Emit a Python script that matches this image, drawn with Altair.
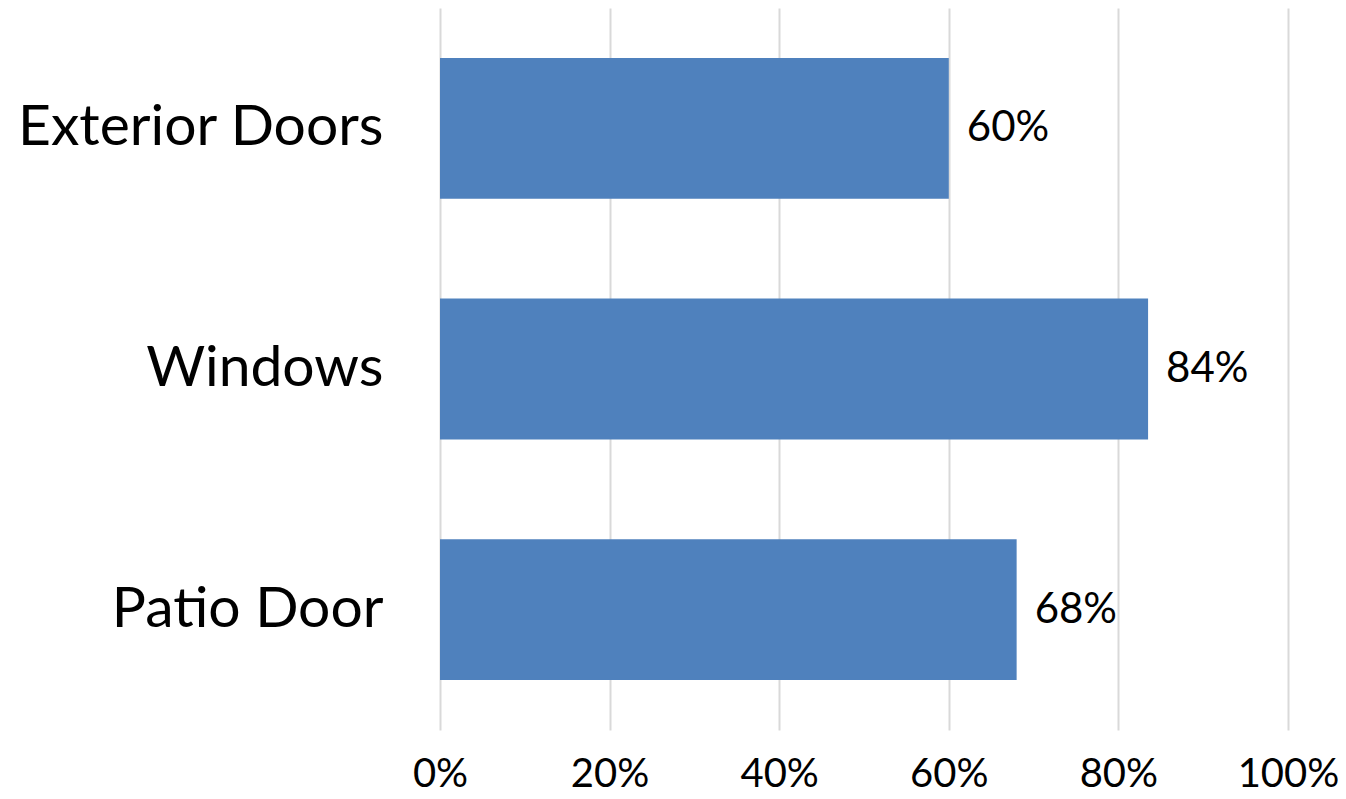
import altair as alt
import pandas as pd

categories = ["Exterior Doors", "Windows", "Patio Door"]
values = [0.60, 0.835, 0.68]
labels = ["60%", "84%", "68%"]

df = pd.DataFrame({"category": categories, "value": values, "label": labels})

FONT = "Lato"

base = alt.Chart(df).encode(
    y=alt.Y("category:N", sort=categories, title=None,
            scale=alt.Scale(paddingInner=0.415, paddingOuter=0.2075),
            axis=alt.Axis(labelFontSize=57, labelFont=FONT, labelColor="black",
                          labelPadding=57, ticks=False, domain=False, labelLimit=500)),
)

bars = base.mark_bar(color="#4F81BD").encode(
    x=alt.X("value:Q", title=None,
            scale=alt.Scale(domain=[0, 1], nice=False),
            axis=alt.Axis(format="%", values=[0, 0.2, 0.4, 0.6, 0.8, 1.0],
                          labelFontSize=40, labelFont=FONT, labelColor="black",
                          labelPadding=24, ticks=False, domain=False,
                          labelFlush=False, labelOverlap=False,
                          grid=True, gridColor="#D9D9D9", gridWidth=2,
                          labelBaseline="top")),
)

text = base.mark_text(align="left", baseline="middle", dx=18, fontSize=42,
                      font=FONT, color="black").encode(
    x="value:Q", text="label:N")

chart = (bars + text).properties(
    width=848, height=722,
    autosize=alt.AutoSizeParams(type="none"),
    padding={"left": 432, "top": 0, "right": 50, "bottom": 69},
).configure_view(stroke=None)

chart.save("out.html", embed_options={"renderer": "svg", "actions": False})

DIRECTION> Return the whole listing, word for word, and leave out every picture.

COMPLETE OUTPUT>
Emit a Python script that matches this image, drawn with Altair.
import altair as alt
import pandas as pd

categories = ["Exterior Doors", "Windows", "Patio Door"]
values = [0.60, 0.835, 0.68]
labels = ["60%", "84%", "68%"]

df = pd.DataFrame({"category": categories, "value": values, "label": labels})

FONT = "Lato"

base = alt.Chart(df).encode(
    y=alt.Y("category:N", sort=categories, title=None,
            scale=alt.Scale(paddingInner=0.415, paddingOuter=0.2075),
            axis=alt.Axis(labelFontSize=57, labelFont=FONT, labelColor="black",
                          labelPadding=57, ticks=False, domain=False, labelLimit=500)),
)

bars = base.mark_bar(color="#4F81BD").encode(
    x=alt.X("value:Q", title=None,
            scale=alt.Scale(domain=[0, 1], nice=False),
            axis=alt.Axis(format="%", values=[0, 0.2, 0.4, 0.6, 0.8, 1.0],
                          labelFontSize=40, labelFont=FONT, labelColor="black",
                          labelPadding=24, ticks=False, domain=False,
                          labelFlush=False, labelOverlap=False,
                          grid=True, gridColor="#D9D9D9", gridWidth=2,
                          labelBaseline="top")),
)

text = base.mark_text(align="left", baseline="middle", dx=18, fontSize=42,
                      font=FONT, color="black").encode(
    x="value:Q", text="label:N")

chart = (bars + text).properties(
    width=848, height=722,
    autosize=alt.AutoSizeParams(type="none"),
    padding={"left": 432, "top": 0, "right": 50, "bottom": 69},
).configure_view(stroke=None)

chart.save("out.html", embed_options={"renderer": "svg", "actions": False})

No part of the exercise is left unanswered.